– According to a Fitch Ratings report, supply chain challenges and rises in labor are leading to higher costs and potential revenue loss, threatening profit margins for healthcare and pharmaceutical companies.
Healthcare providers across the board are challenged by a nationwide healthcare labor shortage, resulting in raises of labor wages and increased use of costly temporary help.
Healthcare and pharmaceutical companies in the US have managed to maintain “solid credit metrics” throughout the COVID-19 pandemic despite these ongoing challenges, Fitch Ratings said. In fact, third quarter results were “in line to slightly better than expected” for most healthcare sub-sectors, the ratings orgnazations found.
However, healthcare facilities such as senior housing, skilled nursing, and some inpatient behavioral health operators reported that they could not meet demands due to scarcity of workers, causing lower new admission rates.

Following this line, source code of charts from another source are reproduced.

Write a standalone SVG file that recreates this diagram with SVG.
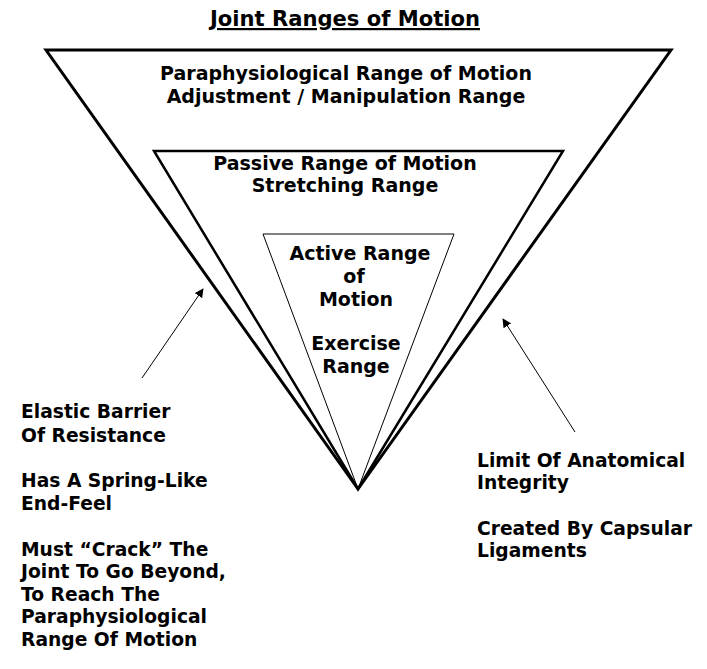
<svg xmlns="http://www.w3.org/2000/svg" width="707" height="669" viewBox="0 0 707 669">
<defs>
<marker id="ah" viewBox="0 0 10 10" refX="9" refY="5" markerWidth="9" markerHeight="9" markerUnits="userSpaceOnUse" orient="auto">
<path d="M0,0 L10,5 L0,10 z" fill="#000"/>
</marker>
</defs>
<style>
text{font-family:"DejaVu Sans","Verdana",sans-serif;font-weight:bold;font-size:19px;fill:#000}
.c{text-anchor:middle}
.n{font-size:18.7px}
.title{font-family:"DejaVu Sans Condensed","DejaVu Sans",sans-serif;font-size:22px;text-decoration:underline}
.tri{fill:none;stroke:#000;stroke-linejoin:miter}
.conn{stroke:#000;stroke-width:1;fill:none}
</style>
<rect width="707" height="669" fill="#fff"/>
<text class="title c" x="345" y="26" textLength="270" lengthAdjust="spacingAndGlyphs">Joint Ranges of Motion</text>
<g id="outer">
<polygon class="tri" stroke-width="3" points="46,50 671,50 358,489"/>
<text class="c" x="346" y="80">Paraphysiological Range of Motion</text>
<text class="c" x="346" y="103">Adjustment / Manipulation Range</text>
</g>
<g id="middle">
<polygon class="tri" stroke-width="2.5" points="154,151 563,151 358,489"/>
<text class="c" x="345" y="170">Passive Range of Motion</text>
<text class="c" x="345" y="192">Stretching Range</text>
</g>
<g id="inner">
<polygon class="tri" stroke-width="1" points="263,234 454,234 358,489"/>
<text class="c" x="360" y="260">Active Range</text>
<text class="c" x="354" y="283">of</text>
<text class="c" x="356" y="306">Motion</text>
<text class="c" x="356" y="350">Exercise</text>
<text class="c" x="356" y="373">Range</text>
</g>
<g id="left-note">
<text class="n" x="21" y="418">Elastic Barrier</text>
<text class="n" x="21" y="442">Of Resistance</text>
<text class="n" x="21" y="487">Has A Spring-Like</text>
<text class="n" x="21" y="510">End-Feel</text>
<text class="n" x="21" y="556">Must “Crack” The</text>
<text class="n" x="21" y="578">Joint To Go Beyond,</text>
<text class="n" x="21" y="601">To Reach The</text>
<text class="n" x="21" y="623">Paraphysiological</text>
<text class="n" x="21" y="646">Range Of Motion</text>
</g>
<g id="right-note">
<text class="n" x="477" y="467">Limit Of Anatomical</text>
<text class="n" x="477" y="489">Integrity</text>
<text class="n" x="477" y="535">Created By Capsular</text>
<text class="n" x="477" y="557">Ligaments</text>
</g>
<g id="connectors">
<line class="conn" x1="142" y1="378" x2="203" y2="289" marker-end="url(#ah)"/>
<line class="conn" x1="575" y1="432" x2="503" y2="319" marker-end="url(#ah)"/>
</g>
</svg>
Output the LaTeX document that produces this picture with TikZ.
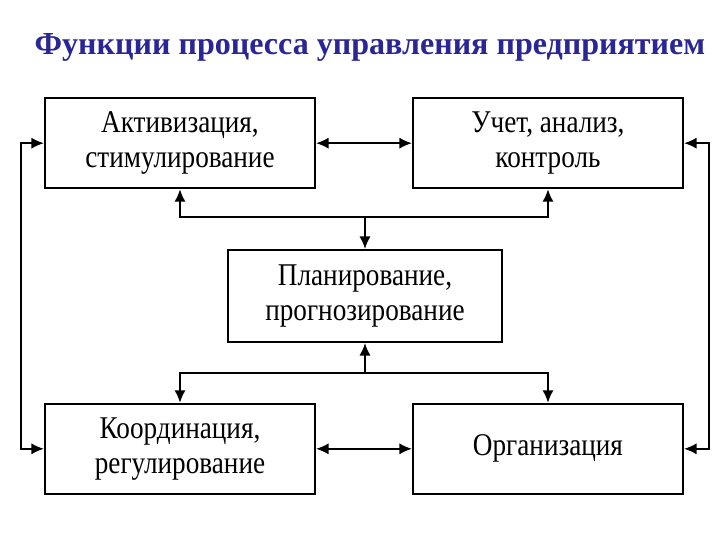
\documentclass[tikz,border=0pt]{standalone}
\usepackage{fontspec}
\setmainfont[FakeStretch=0.86]{Liberation Serif}
\newfontfamily\titlefont{Liberation Serif}
\usepackage{xcolor}
\usepackage{tikz}
\usetikzlibrary{calc, arrows.meta, positioning}
\definecolor{titleblue}{RGB}{42,38,150}

\begin{document}
\begin{tikzpicture}[
        node distance = 1.5cm and 1.5cm,
        box/.style = {draw, rectangle, minimum width=6.75cm, minimum height=2.25cm, align=center, font=\fontsize{22.5}{25}\selectfont, line width=1.3pt, inner sep=4pt},
        heading/.style = {font=\titlefont\bfseries\fontsize{22.8}{26}\selectfont, text=titleblue},
        arrow/.style = {draw=black, -{Latex[length=9pt,width=8pt]}, line width=1.5pt},
        twoway/.style = {draw=black, {Latex[length=9pt,width=8pt]}-{Latex[length=9pt,width=8pt]}, line width=1.5pt}
    ]
        \useasboundingbox (-9.125,-6.1) rectangle (8.875,7.4);

        % Central function
        \node (plan) [box, minimum width=6.85cm, minimum height=2.3cm] {Планирование,\\прогнозирование};

        % Top row
        \node (act) [box, above=1.5cm of plan, xshift=-4.625cm] {Активизация,\\стимулирование};
        \node (uchet) [box, above=1.5cm of plan, xshift=4.575cm] {Учет, анализ,\\контроль};

        % Bottom row
        \node (koord) [box, below=1.5cm of plan, xshift=-4.625cm] {Координация,\\регулирование};
        \node (org) [box, below=1.5cm of plan, xshift=4.575cm] {Организация};

        % Title
        \node (title) [heading] at ($(act.north)!0.5!(uchet.north) + (0.15cm,1.25cm)$) {Функции процесса управления предприятием};

        % Arrows
        \draw [twoway] (act.east) -- (uchet.west);
        \draw [twoway] (koord.east) -- (org.west);

        \coordinate (splitTop) at ($(plan.north) + (0,0.8cm)$);
        \draw [arrow] (splitTop) -- (plan.north);
        \draw [arrow] (splitTop) -| (act.south);
        \draw [arrow] (splitTop) -| (uchet.south);

        \coordinate (splitBot) at ($(plan.south) + (0,-0.75cm)$);
        \draw [arrow] (splitBot) -- (plan.south);
        \draw [arrow] (splitBot) -| (koord.north);
        \draw [arrow] (splitBot) -| (org.north);

        \draw [twoway] (act.west) -- ++(-0.575cm,0) |- (koord.west);
        \draw [twoway] (uchet.east) -- ++(0.625cm,0) |- (org.east);

    \end{tikzpicture}
\end{document}
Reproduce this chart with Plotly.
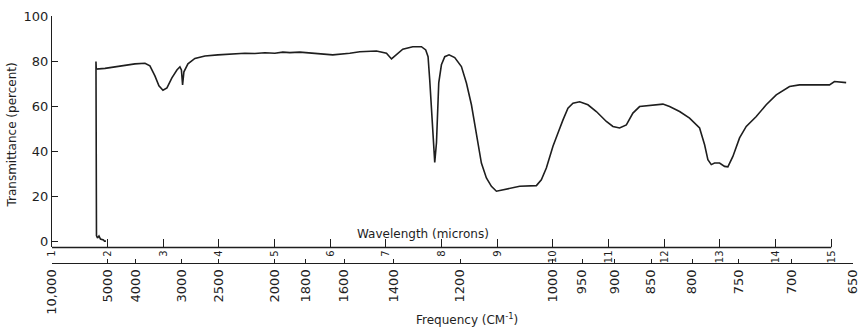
import plotly.graph_objects as go

# Infrared transmission spectrum, plotted against wavelength (microns)
wavelength_um = [
    1.969, 1.943, 1.925, 1.898, 1.871, 1.844, 1.817, 1.799, 1.790, 1.795,
    1.952, 2.131, 2.311, 2.490, 2.670, 2.759, 2.849, 2.921, 2.993, 3.065,
    3.154, 3.244, 3.298, 3.325, 3.346, 3.370, 3.442, 3.567, 3.747, 3.980,
    4.465, 4.645, 4.824, 5.004, 5.147, 5.273, 5.452, 5.632, 5.812, 6.044,
    6.350, 6.529, 6.829, 7.009, 7.099, 7.188, 7.302, 7.481, 7.637, 7.714,
    7.756, 7.786, 7.817, 7.846, 7.876, 7.907, 7.925, 7.948, 7.996, 8.056,
    8.133, 8.235, 8.355, 8.445, 8.535, 8.594, 8.653, 8.714, 8.804, 8.894,
    8.984, 9.163, 9.402, 9.702, 9.791, 9.881, 10.000, 10.090, 10.120, 10.180,
    10.269, 10.359, 10.479, 10.628, 10.779, 10.959, 11.077, 11.197, 11.318, 11.436,
    11.556, 11.736, 11.975, 12.095, 12.275, 12.454, 12.634, 12.724, 12.783, 12.844,
    12.903, 12.993, 13.083, 13.142, 13.232, 13.352, 13.472, 13.652, 13.831, 14.011,
    14.250, 14.429, 14.729, 14.968, 15.057, 15.267,
]
transmittance_pct = [
    0.3, 0.3, 0.8, 1.0, 1.2, 2.6, 1.7, 2.8, 79.8, 76.5,
    76.8, 77.5, 78.1, 78.8, 79.1, 77.9, 73.5, 69.1, 67.1, 68.2,
    72.6, 76.1, 77.5, 76.1, 69.5, 75.3, 78.8, 81.2, 82.3, 82.8,
    83.5, 83.4, 83.7, 83.5, 84.0, 83.8, 84.0, 83.6, 83.3, 82.8,
    83.5, 84.2, 84.5, 83.5, 81.0, 82.8, 85.3, 86.4, 86.4, 85.0,
    82.0, 71.7, 57.1, 43.9, 35.2, 43.9, 57.1, 70.4, 78.4, 82.0,
    82.8, 81.6, 77.6, 70.3, 60.7, 52.6, 43.8, 34.9, 28.3, 24.6,
    22.4, 23.4, 24.6, 24.9, 27.5, 32.7, 42.3, 48.2, 49.9, 54.0,
    59.2, 61.4, 62.0, 60.7, 57.7, 53.3, 51.1, 50.4, 51.8, 57.0,
    59.9, 60.4, 61.0, 59.9, 57.7, 54.8, 50.4, 43.0, 36.4, 34.2,
    34.9, 34.9, 33.4, 33.2, 37.8, 46.0, 51.1, 55.5, 60.7, 65.1,
    68.8, 69.5, 69.5, 69.5, 71.0, 70.5,
]

# Axis ticks
wavelength_ticks = list(range(1, 16))
wavelength_labels = [str(v) for v in wavelength_ticks]
frequency_ticks = [10000, 5000, 4000, 3000, 2500, 2000, 1800, 1600, 1400,
                   1200, 1000, 950, 900, 850, 800, 750, 700, 650]
frequency_labels = ["10,000", "5000", "4000", "3000", "2500", "2000", "1800",
                    "1600", "1400", "1200", "1000", "950", "900", "850", "800",
                    "750", "700", "650"]
transmittance_ticks = [0, 20, 40, 60, 80, 100]

INK = "#1e1e1e"
FONT = "DejaVu Sans"
X_RANGE = [1, 15.39]

fig = go.Figure()
fig.add_trace(go.Scatter(
    x=wavelength_um, y=transmittance_pct, mode="lines",
    line=dict(color=INK, width=1.6), hoverinfo="skip", showlegend=False,
))
# empty trace so the frequency axis is drawn
fig.add_trace(go.Scatter(x=[], y=[], xaxis="x2", yaxis="y", showlegend=False))

fig.update_layout(
    width=860, height=330,
    margin=dict(l=52, r=7, t=16, b=67),
    paper_bgcolor="white", plot_bgcolor="white",
    font=dict(family=FONT, color=INK),
    xaxis=dict(
        range=X_RANGE, showgrid=False, zeroline=False, showline=False,
        automargin=False,
        tickmode="array", tickvals=wavelength_ticks, ticktext=wavelength_labels,
        ticks="inside", ticklen=8, tickwidth=1.2, tickcolor=INK,
        tickangle=-90, tickfont=dict(size=10, color=INK), anchor="y",
    ),
    xaxis2=dict(
        range=X_RANGE, overlaying="x", anchor="free", position=0, side="bottom",
        showgrid=False, zeroline=False, showline=True, linecolor=INK, linewidth=1.3,
        automargin=False,
        tickmode="array", tickvals=[10000 / f for f in frequency_ticks],
        ticktext=frequency_labels,
        ticks="inside", ticklen=4, tickwidth=1.2, tickcolor=INK,
        tickangle=-90, tickfont=dict(size=13, color=INK),
    ),
    yaxis=dict(
        range=[-2.5, 100], domain=[0.0628, 1], showgrid=False, zeroline=False,
        showline=True, linecolor=INK, linewidth=1.3, automargin=False,
        tickmode="array", tickvals=transmittance_ticks,
        ticks="inside", ticklen=6, tickwidth=1.2, tickcolor=INK,
        tickfont=dict(size=13, color=INK),
    ),
)

# wavelength baseline, running from 1 to 15 microns
fig.add_shape(type="line", xref="x", yref="y domain", x0=1, x1=15, y0=0, y1=0,
              line=dict(color=INK, width=1.3))

fig.add_annotation(text="Wavelength (microns)", xref="paper", yref="paper",
                   x=0.463, y=0.117, xanchor="center", yanchor="middle",
                   showarrow=False, font=dict(size=12, color=INK))
fig.add_annotation(text="Frequency (CM<sup>-1</sup>)", xref="paper", yref="paper",
                   x=0.518, y=-0.225, xanchor="center", yanchor="middle",
                   showarrow=False, font=dict(size=12, color=INK))
fig.add_annotation(text="Transmittance (percent)", xref="paper", yref="paper",
                   x=-0.0493, y=0.518, xanchor="center", yanchor="middle",
                   textangle=-90, showarrow=False, font=dict(size=12, color=INK))

fig.write_html("out.html")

The report states a temporary drop in profitability is unlikely to be a downgrade trigger as healthcare’s consistent demand will always defend profitability.
Healthcare providers can bring back some of the lost profit margins due to rate increases, but those efforts will likely lag, given the cadence of contract renewals.
Healthcare facilities’ cost mitigation endeavors will aim to save cost in other ways. For example, the report suggests that healthcare providers use their staff more efficiently and improve recruitment efforts.
Labor challenges present more risk to the recovery of specific subsectors such as skilled nursing and senior housing than hospitals.
“Lower operating cashflows for these non-hospital settings, where staffing is insufficient to meet demand, is slowing the rate at which they recover from significant pandemic-induced declines. Their landlords, healthcare REITs, need operating fundamentals to continue to improve to ensure continuity in rental payments,” Fitch Ratings states.
Some healthcare providers can expect labor issues to persist as a challenge, but as unemployment benefits expire, there is evidence of more extensive recruitment in late third and fourth quarters of 2021.
Supply chain challenges are another threat to healthcare revenue and profit. The most significant issues are higher transportation costs incurred by distributors and customers.
“Some issuers are increasingly discussing materials and inputs sourcing challenges with the medical device sub-sector, for example, lobbying for government support to acquire semiconductor and other necessary inputs to their production process,” explains the Fitch Rating report.
The supply chain challenges may pose a greater risk to revenue, but issuers expect these problems to subside by mid-2022.